### REQUEST
Keep only the lines of the listing that include the word "standalone", and copy them.

### RECORDED INFORMATION
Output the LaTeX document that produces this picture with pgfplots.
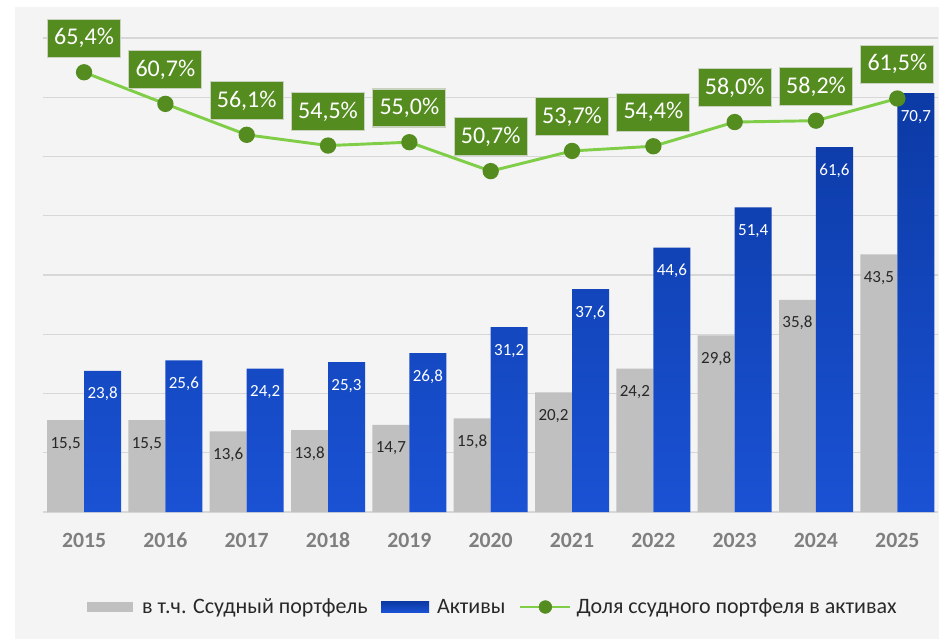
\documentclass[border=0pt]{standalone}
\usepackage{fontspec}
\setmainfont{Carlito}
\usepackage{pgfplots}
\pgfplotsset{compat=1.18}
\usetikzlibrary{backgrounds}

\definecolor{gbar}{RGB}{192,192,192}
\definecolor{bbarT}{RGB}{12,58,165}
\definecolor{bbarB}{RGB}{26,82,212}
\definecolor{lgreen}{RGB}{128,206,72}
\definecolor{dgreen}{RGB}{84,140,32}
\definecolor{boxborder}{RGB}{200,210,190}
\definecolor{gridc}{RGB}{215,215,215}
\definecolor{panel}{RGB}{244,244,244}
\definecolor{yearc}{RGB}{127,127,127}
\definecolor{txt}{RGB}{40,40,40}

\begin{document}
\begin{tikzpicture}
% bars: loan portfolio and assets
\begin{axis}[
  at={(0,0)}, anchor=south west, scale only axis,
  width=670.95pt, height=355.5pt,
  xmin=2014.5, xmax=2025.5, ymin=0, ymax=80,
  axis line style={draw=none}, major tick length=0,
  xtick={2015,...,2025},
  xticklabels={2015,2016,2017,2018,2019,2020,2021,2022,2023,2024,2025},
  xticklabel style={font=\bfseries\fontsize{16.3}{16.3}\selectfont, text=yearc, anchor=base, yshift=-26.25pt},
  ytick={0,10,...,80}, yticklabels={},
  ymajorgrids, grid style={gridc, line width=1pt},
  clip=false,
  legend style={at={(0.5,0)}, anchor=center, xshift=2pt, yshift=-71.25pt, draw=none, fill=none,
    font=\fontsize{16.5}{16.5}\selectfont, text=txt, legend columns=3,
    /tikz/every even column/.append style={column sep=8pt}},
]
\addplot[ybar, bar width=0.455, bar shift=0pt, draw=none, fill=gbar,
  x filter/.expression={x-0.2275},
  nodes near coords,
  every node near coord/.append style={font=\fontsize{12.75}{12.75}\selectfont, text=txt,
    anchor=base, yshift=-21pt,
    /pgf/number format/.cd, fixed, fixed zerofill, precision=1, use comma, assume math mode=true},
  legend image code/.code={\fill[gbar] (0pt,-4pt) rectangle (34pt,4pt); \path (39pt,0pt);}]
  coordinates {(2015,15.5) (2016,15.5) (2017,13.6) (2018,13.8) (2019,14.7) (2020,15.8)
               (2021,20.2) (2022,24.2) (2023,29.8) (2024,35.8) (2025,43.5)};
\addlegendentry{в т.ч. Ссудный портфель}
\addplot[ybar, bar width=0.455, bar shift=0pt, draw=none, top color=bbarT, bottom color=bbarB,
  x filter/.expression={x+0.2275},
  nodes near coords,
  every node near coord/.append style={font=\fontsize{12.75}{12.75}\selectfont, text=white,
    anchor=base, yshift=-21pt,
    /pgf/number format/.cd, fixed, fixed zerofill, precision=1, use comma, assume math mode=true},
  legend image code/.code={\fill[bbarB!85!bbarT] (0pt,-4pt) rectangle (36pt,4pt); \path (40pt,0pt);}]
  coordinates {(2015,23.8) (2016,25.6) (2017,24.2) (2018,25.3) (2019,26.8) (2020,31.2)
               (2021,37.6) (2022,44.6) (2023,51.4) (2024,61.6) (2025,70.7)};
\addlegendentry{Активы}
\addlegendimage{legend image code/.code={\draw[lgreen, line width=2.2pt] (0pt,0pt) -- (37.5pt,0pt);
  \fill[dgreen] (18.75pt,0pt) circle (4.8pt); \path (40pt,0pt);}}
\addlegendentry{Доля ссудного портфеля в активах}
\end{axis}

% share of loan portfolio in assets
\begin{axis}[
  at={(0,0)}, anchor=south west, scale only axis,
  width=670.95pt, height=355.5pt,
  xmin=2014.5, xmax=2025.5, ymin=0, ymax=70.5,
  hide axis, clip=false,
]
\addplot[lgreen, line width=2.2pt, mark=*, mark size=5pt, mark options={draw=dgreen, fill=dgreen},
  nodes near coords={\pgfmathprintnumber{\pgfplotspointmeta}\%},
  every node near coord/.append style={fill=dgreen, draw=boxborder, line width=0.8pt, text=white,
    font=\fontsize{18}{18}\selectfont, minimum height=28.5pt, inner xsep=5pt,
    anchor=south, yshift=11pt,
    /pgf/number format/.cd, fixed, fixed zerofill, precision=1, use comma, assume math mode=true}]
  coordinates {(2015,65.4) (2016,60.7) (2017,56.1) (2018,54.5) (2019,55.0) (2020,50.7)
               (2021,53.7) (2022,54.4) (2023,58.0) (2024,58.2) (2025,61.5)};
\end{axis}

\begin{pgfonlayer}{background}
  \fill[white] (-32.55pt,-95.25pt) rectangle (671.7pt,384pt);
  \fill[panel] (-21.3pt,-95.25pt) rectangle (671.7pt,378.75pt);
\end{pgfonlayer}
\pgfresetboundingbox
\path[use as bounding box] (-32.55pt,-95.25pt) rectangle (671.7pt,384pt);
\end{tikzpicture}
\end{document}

* * *

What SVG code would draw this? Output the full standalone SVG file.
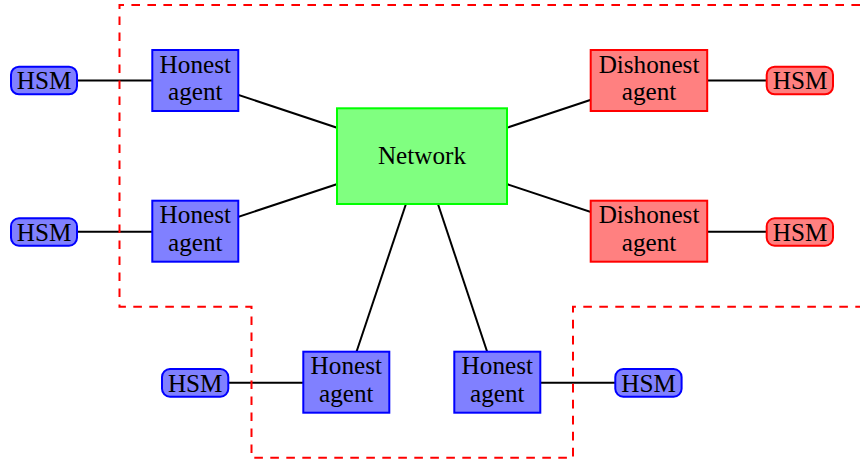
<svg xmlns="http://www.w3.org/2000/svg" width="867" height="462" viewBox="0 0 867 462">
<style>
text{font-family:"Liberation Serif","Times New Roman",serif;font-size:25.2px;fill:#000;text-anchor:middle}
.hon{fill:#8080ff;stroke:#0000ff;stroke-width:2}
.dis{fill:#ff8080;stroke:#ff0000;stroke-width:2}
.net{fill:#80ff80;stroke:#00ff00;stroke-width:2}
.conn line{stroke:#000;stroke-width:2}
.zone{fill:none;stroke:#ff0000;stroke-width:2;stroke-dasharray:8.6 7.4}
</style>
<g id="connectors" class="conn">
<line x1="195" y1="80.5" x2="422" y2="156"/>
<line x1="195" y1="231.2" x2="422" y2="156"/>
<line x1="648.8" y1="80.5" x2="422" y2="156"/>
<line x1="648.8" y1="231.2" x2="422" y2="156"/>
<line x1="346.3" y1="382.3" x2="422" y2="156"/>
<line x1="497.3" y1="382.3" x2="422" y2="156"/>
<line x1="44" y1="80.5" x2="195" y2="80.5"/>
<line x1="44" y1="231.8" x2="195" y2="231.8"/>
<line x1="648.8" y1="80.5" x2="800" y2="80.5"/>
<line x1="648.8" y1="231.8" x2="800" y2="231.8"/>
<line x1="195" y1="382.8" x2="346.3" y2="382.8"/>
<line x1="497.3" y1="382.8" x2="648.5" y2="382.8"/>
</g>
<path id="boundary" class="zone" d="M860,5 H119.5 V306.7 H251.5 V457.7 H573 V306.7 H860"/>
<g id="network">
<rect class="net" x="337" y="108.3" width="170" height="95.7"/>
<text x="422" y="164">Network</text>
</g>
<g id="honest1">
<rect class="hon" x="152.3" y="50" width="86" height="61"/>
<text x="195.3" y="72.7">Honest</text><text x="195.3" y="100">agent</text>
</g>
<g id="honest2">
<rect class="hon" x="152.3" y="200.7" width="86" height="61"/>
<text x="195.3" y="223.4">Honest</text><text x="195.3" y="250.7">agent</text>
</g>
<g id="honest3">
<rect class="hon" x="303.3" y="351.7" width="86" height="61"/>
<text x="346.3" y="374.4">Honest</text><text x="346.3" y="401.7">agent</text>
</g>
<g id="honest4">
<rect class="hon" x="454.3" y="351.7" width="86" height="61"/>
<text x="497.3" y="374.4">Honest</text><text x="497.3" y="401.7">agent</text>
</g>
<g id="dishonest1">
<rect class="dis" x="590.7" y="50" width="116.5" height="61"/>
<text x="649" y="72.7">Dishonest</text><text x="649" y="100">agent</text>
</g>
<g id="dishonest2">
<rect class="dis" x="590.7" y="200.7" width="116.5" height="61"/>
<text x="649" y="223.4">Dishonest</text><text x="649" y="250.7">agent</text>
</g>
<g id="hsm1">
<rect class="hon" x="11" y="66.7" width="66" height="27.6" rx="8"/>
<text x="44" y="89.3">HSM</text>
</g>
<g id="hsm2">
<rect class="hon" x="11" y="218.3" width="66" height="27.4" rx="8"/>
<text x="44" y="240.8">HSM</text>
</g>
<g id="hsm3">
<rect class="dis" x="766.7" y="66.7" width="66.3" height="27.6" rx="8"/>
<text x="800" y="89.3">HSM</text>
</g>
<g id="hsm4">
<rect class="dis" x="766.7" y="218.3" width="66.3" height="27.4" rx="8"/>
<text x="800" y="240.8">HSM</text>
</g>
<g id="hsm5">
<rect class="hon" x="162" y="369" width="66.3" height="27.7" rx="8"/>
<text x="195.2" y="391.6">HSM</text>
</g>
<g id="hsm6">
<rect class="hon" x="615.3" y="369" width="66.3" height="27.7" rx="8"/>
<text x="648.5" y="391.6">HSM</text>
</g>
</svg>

--

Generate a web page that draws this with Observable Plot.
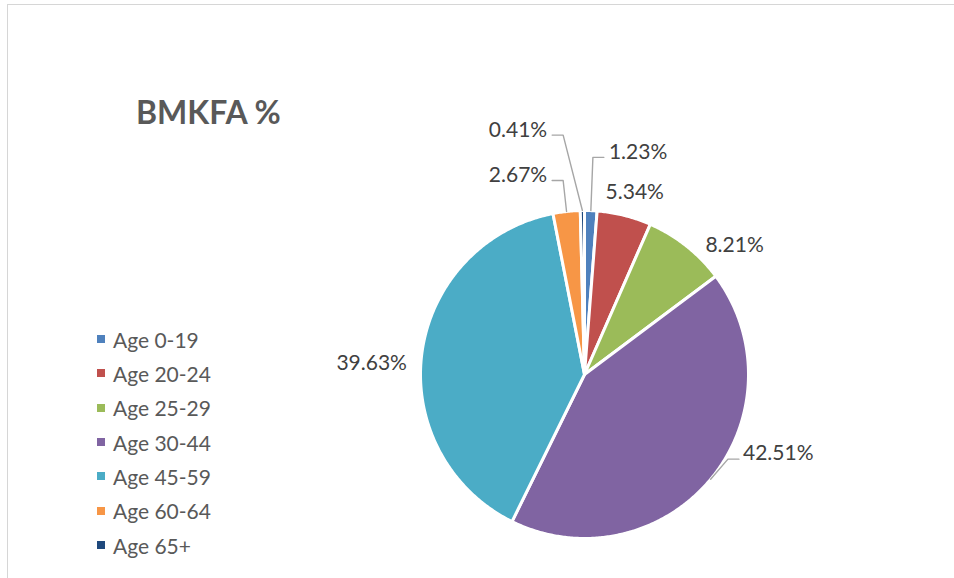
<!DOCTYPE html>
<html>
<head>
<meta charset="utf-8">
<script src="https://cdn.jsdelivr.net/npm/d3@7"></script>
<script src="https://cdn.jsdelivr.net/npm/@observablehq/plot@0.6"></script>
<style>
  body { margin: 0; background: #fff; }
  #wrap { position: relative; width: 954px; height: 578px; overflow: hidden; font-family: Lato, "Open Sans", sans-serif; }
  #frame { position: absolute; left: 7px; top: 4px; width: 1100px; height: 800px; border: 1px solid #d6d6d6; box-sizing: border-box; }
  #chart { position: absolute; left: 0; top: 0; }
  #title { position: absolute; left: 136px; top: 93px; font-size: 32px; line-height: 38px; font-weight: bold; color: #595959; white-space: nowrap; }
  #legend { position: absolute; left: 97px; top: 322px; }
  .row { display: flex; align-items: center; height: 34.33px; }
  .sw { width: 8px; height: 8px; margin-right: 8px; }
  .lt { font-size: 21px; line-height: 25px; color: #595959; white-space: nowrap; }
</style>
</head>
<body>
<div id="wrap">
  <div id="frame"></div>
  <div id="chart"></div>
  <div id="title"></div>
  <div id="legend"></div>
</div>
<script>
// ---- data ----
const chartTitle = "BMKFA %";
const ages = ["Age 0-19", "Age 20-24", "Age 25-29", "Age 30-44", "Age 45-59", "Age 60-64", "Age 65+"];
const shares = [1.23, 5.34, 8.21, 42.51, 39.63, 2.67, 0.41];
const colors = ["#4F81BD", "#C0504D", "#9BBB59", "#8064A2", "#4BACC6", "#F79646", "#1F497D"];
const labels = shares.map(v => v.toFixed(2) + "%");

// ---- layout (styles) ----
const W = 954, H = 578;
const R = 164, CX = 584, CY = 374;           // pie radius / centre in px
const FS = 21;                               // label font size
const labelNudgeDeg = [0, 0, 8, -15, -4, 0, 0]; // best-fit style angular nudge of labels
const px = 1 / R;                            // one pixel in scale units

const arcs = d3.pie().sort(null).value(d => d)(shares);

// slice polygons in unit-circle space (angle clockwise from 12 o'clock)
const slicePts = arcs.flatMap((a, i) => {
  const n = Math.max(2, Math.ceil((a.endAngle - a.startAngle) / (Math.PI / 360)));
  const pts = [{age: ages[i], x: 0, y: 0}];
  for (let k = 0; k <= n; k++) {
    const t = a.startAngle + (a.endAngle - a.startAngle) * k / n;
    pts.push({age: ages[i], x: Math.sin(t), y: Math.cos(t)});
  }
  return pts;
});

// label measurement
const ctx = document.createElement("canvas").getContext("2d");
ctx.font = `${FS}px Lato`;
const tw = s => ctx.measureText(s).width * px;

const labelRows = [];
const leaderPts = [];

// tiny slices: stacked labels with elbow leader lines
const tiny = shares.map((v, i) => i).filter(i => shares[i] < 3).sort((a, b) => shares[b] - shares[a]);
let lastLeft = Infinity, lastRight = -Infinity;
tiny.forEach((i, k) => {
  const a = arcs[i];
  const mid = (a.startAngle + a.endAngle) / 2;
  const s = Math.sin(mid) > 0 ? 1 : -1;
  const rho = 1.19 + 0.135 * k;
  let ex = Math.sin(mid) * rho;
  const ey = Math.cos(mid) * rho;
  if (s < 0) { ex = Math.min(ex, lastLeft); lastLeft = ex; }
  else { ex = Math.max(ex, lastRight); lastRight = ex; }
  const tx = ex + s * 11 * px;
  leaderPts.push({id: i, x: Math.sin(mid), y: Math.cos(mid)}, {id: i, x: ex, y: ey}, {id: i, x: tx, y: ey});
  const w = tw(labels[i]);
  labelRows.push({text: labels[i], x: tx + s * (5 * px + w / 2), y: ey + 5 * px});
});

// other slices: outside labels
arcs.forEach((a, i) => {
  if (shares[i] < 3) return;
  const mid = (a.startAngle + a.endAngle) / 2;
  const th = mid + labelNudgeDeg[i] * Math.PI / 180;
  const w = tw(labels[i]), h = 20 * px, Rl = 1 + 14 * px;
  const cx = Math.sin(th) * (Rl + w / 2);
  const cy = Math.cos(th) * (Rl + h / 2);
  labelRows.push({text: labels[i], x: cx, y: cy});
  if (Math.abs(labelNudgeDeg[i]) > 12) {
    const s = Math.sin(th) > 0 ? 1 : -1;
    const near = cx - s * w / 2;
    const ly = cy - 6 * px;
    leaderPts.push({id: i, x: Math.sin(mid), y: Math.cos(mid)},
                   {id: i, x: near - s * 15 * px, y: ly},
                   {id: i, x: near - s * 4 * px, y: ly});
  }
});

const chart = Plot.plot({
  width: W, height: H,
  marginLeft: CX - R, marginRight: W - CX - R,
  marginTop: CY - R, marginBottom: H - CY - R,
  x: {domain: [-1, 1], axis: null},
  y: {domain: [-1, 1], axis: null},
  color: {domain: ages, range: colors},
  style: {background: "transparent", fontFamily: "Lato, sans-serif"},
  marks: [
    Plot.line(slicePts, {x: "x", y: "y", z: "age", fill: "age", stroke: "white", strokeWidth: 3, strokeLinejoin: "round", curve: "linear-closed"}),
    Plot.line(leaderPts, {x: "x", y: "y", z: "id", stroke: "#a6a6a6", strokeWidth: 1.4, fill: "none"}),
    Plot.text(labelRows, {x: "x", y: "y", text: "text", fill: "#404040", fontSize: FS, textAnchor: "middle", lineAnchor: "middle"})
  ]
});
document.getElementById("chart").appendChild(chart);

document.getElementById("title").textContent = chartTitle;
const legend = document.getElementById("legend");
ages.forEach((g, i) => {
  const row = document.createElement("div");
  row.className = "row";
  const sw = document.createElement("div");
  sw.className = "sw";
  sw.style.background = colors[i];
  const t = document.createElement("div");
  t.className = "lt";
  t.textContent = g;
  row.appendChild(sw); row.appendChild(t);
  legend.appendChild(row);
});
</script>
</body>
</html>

### THE REPLY
\documentclass[border=0pt]{standalone}
What SVG code would draw this? Output the full standalone SVG file.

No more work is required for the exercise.